Exercise brief: Search the material below for the string "matplotlib" and list each line that holds it.

--- begin Source data ---

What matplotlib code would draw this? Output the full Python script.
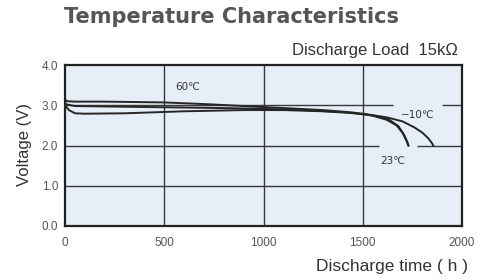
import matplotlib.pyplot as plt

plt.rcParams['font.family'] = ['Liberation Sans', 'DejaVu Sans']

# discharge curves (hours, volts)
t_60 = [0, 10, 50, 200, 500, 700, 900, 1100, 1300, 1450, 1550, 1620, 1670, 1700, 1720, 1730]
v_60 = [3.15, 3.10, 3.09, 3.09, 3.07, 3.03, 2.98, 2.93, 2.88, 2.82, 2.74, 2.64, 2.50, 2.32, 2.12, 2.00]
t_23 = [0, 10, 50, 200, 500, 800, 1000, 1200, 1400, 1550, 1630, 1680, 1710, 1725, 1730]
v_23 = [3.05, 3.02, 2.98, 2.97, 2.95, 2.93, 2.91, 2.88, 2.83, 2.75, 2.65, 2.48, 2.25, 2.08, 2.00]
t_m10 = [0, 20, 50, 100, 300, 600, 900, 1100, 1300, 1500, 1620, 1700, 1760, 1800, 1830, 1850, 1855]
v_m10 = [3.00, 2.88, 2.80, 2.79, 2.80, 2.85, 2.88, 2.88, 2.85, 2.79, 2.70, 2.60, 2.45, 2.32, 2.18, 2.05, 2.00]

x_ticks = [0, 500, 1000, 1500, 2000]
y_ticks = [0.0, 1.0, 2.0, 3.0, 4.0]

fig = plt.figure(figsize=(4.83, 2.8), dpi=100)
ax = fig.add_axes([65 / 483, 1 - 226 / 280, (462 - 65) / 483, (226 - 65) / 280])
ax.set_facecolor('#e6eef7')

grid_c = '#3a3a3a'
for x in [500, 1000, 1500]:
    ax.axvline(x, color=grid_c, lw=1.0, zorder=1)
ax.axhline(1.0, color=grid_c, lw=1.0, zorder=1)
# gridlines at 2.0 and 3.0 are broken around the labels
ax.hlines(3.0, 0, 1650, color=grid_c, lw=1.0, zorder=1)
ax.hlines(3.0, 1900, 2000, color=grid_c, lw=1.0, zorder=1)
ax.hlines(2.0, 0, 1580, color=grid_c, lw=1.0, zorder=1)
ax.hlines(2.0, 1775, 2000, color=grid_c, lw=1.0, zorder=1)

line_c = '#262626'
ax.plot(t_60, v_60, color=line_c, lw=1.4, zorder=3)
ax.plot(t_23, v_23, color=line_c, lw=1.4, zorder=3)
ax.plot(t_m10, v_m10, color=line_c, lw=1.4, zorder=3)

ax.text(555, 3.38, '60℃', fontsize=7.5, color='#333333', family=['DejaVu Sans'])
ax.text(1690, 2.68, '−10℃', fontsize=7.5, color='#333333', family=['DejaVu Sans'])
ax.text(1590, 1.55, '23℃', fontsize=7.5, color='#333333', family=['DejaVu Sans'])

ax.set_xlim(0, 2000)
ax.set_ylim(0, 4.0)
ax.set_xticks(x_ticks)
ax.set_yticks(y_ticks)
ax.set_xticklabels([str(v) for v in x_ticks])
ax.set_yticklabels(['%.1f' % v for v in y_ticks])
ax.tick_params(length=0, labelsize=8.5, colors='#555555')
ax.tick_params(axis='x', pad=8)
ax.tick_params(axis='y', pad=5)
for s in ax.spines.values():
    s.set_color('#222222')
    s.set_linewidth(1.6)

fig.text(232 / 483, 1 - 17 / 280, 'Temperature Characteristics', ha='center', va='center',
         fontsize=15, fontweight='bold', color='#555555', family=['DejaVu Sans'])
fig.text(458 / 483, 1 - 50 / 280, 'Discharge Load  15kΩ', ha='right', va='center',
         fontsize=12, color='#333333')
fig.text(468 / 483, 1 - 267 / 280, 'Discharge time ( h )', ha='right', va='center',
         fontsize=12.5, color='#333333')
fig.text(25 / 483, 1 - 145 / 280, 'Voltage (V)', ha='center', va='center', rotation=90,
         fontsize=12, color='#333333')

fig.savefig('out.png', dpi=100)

--- end Source data ---

Finished exercise:
What matplotlib code would draw this? Output the full Python script.
import matplotlib.pyplot as plt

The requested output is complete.